シンプルながらもこれだけあれば朝ご飯は十分、といった内容。トマトジュースがついているのがちょっと珍しい。
ご飯何杯食べられるんだろうか、これだけのおかずで・・・と考えてしまう。ペース配分はとても重要。えっと、まず温泉玉子でいっぱい、納豆でいっぱい、甘露煮そのほかのおかずでいっぱい?合計3杯?

しぶちょおは、えいやっといっぱいのお茶碗の中に納豆、温泉玉子、そしていんげんの胡麻和えを載っけてしまった。なるほど、これだとご飯のお代わりをする回数が少なくて済む。お互い体重が気になるお年頃、お代わりはちょっとだけ遠慮しなくちゃね。
でもおかでんは貧乏性なので、こんな「オールインワン」なトッピングはとてもできない。結局、想像どおり納豆でいっぱい、玉子でいっぱい、おかずでいっぱい・・・と3杯食べる羽目になった。うーす、ごっつあんです。


朝食後、ロビーに置いてあった栄村の紹介アルバムを見る。切明温泉のページもあり、建物の写真が掲載されていた。今と形が違う。今は一つの細長い建物になっているが、昔は三棟に分かれていたようだ。
解説のところには、「民家をデフォルメして雪渓された感じの温泉宿舎『雄川閣』」と書かれてあった。そうか、これ、デフォルメしてあったのか。トンガリ屋根あたりがデフォルメされているのだろうか?

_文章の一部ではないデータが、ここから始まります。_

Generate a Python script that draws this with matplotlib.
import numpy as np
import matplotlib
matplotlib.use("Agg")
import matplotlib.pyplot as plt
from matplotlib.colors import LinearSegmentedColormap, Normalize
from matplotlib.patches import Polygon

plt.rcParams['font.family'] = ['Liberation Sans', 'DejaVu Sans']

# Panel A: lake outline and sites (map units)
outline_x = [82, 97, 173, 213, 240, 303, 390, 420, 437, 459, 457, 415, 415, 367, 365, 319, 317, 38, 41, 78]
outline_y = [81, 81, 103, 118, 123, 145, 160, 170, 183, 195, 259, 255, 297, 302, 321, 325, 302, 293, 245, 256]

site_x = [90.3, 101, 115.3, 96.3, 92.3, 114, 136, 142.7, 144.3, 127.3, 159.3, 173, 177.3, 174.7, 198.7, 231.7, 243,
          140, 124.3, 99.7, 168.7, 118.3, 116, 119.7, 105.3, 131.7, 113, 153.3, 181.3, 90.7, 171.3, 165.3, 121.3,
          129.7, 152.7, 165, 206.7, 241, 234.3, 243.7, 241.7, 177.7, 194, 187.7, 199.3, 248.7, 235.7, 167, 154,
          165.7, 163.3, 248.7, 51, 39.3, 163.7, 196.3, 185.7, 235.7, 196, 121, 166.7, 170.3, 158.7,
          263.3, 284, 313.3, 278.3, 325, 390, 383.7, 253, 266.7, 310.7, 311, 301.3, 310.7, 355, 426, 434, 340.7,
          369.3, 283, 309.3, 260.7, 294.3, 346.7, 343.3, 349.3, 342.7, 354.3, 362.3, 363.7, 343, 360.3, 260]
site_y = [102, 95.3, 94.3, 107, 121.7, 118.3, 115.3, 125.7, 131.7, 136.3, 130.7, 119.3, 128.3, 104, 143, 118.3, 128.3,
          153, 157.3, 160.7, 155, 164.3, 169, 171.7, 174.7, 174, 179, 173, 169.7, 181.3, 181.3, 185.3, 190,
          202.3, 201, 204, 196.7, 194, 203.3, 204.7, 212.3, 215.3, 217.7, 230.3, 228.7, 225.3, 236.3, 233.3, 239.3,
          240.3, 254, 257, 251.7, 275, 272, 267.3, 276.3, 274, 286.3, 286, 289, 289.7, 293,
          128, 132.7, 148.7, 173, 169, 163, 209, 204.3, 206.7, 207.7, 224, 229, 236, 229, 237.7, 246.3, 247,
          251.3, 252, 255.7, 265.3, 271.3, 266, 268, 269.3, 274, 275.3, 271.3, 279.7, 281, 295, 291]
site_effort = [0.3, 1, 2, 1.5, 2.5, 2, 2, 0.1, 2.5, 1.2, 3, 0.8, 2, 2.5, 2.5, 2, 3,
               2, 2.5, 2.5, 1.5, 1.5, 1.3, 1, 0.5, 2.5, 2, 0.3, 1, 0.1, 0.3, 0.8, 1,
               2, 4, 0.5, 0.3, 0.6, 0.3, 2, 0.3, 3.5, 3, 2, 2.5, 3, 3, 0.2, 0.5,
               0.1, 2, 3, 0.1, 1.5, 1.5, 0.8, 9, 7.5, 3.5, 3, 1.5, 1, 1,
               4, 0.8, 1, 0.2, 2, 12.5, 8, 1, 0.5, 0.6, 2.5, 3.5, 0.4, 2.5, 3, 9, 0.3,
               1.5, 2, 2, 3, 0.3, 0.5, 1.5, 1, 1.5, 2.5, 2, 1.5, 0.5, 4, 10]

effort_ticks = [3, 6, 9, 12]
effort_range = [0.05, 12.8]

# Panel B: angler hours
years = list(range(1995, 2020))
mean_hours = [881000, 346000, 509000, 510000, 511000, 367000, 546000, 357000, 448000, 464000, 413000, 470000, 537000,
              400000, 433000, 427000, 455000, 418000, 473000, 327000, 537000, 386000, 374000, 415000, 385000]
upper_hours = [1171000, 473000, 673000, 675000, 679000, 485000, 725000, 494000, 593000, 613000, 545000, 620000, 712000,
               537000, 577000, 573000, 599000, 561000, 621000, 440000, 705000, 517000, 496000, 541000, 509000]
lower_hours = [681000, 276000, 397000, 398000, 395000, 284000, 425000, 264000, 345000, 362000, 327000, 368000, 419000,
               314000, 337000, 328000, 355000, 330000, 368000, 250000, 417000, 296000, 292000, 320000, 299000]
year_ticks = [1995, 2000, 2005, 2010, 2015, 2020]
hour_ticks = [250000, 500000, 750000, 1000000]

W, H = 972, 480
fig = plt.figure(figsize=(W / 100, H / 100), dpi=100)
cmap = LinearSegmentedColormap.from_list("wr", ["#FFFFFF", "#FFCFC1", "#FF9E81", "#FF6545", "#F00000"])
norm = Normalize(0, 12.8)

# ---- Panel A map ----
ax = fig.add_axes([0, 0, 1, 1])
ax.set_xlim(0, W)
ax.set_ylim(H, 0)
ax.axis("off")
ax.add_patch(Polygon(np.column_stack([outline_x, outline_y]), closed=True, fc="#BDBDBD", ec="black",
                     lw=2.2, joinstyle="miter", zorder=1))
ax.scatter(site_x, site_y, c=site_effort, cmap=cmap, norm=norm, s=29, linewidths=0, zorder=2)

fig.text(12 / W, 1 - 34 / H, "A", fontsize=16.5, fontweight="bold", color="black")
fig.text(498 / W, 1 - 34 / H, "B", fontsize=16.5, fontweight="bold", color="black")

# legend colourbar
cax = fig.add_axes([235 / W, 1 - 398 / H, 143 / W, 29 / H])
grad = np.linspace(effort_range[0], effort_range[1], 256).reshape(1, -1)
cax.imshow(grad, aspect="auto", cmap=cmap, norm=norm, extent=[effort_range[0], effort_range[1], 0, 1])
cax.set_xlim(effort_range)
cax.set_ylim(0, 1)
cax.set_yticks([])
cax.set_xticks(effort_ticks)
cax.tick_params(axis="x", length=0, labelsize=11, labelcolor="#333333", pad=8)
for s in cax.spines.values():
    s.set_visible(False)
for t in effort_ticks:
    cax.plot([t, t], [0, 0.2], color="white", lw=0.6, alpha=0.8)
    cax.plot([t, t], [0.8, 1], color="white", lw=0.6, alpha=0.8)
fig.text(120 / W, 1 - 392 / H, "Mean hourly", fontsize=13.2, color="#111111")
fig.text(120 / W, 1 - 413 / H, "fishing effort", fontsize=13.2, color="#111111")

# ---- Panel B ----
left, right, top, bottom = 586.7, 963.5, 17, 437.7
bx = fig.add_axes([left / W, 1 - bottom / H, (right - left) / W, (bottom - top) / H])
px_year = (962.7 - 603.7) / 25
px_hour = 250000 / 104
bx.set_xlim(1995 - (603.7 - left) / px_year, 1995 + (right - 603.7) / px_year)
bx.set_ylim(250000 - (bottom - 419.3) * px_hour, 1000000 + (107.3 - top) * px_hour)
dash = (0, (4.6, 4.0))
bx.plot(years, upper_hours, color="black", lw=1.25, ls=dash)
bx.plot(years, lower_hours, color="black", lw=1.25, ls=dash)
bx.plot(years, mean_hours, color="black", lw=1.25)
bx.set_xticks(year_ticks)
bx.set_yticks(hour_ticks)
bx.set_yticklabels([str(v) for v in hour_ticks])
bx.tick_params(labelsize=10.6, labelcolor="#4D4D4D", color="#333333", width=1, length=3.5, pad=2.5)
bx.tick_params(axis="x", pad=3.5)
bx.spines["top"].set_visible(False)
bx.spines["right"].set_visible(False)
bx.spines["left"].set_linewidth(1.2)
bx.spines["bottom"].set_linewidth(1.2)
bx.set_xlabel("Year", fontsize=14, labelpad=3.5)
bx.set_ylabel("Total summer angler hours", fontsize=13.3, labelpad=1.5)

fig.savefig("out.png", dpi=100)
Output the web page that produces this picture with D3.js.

館内を探検していると、家族風呂を発見。こんなものがあるとは知らなかった。

中を覗いてみると、家族で入るにしてもやや狭い風呂があった。
カップルで入るにはちょうど良いかも。
僕ら?いやー、別に入っても構わないんだけど、さっき朝風呂入っちゃったしなあ。しぶちょおは朝風呂入らずに早々に部屋に引き上げていたし。
というわけで家族風呂に入るのはやめ。

部屋に戻ると、しぶちょおが大の字になって寝ていた。